Mr. Boudillon, in his book, "Description of the Madras Ryot in 1853" wrote : "A Ryot of this class of course lives from hand to mouth; he rarely sees money except that obtained from the Chetty (money-lender) to pay his kist (instalment of Government Revenue) the exchanges in the villages are very few, and they are usually conducted by barter. His ploughing cattle are wretched animals not worth more than 3 1/2 to 6 rupees each (17 to 12 shillings), and those perhaps not his own because not paid for, his rude and feeble plough costs, when new, not more than 2 to 3 shillings; and all the rest of his few agricultural implements are equally primitive and inefficient. His dwelling is a hut of mud walls and thatched roofs and destitute of anything that can be called furniture. His food and that of his family is partly their porridge made of the meal of grain boiled in water, and partly boiled rice with a little condiment; and generally the only vessels for cooking and eating from are of the coarsest earthenware, much inferior in grain to a good tile or brick in England, and unglazed. Brass vessels, though not wholly unknown among this class, are rare…
"…The scale of the Ryots descends to those who possess a small patch of land, cultivated sometimes by the aid of borrowed cattle, but whose chief subsistence is derived from cooly-labour, either cutting firewood and carrying it for sale to a neighbouring town, or in field labour."


The Ryotwari system did not allow remission of land revenue, for a bad harvest or other accidents. The revenue officials resorted to torture to collect the land revenue.
The kinds of torture which were most common were: keeping a man in the sun, preventing his going to meals or other calls of nature, confinement, preventing his cattle from going to pasture, quartering a peon on him, tying a man down in a bent position, squeezing the crossed fingers, pinches, slaps, blows with fist or whip, running up and down, twisting the ears, making a man sit with brickbats behind his knees, putting a low caste man on his back, striking two defaulters heads, or tying them to each other by their hair, placing in the stocks, tying by the hair to a donkey's or a buffalo's tail, placing a necklace of bones or other degrading or disgusting materials round the neck, and occasionally, though rarely, more severe punishment.

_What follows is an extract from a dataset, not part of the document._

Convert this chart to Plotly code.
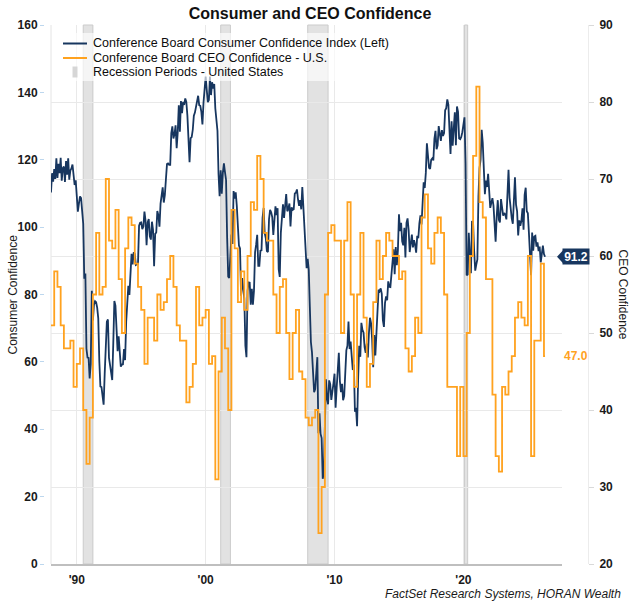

Lands were severely assessed and often assessment was arbitrary which gave rise to rampant corruption. The revenue officials used to look forward to go on Jamabandy or revenue assessment tour of villages. A Tahsildar, a minor revenue official, talking to the Hindu described a Jamabandy in these words : "In Jamabandy, to begin with, there is the sweetness of feasting one's self at others expense. Then there is the mamool fee that is to be collected. What is mamool? It is a fee usually given to the Jamabandy officer's staff without murmur by people of every village. The Tahsildar, the revenue inspector and the village officials have all to contribute to it. They of course exact it together with their own mamool from the farmers. You can have no idea as to the amount exacted by this means. It may sometimes be counted more appropriately, by thousands rather than by hundreds for every taluq."
In 1881 when the ryots in Chengalpattu district refused to pay mamool to the Tahsildar, the revenue officials ganged together to hit back causing untold suffering to the ryots. The Hindu which was in its 3rd year of publication, espoused the cause of the ryots and stirred public opinion against the atrocities committed by the revenue officials.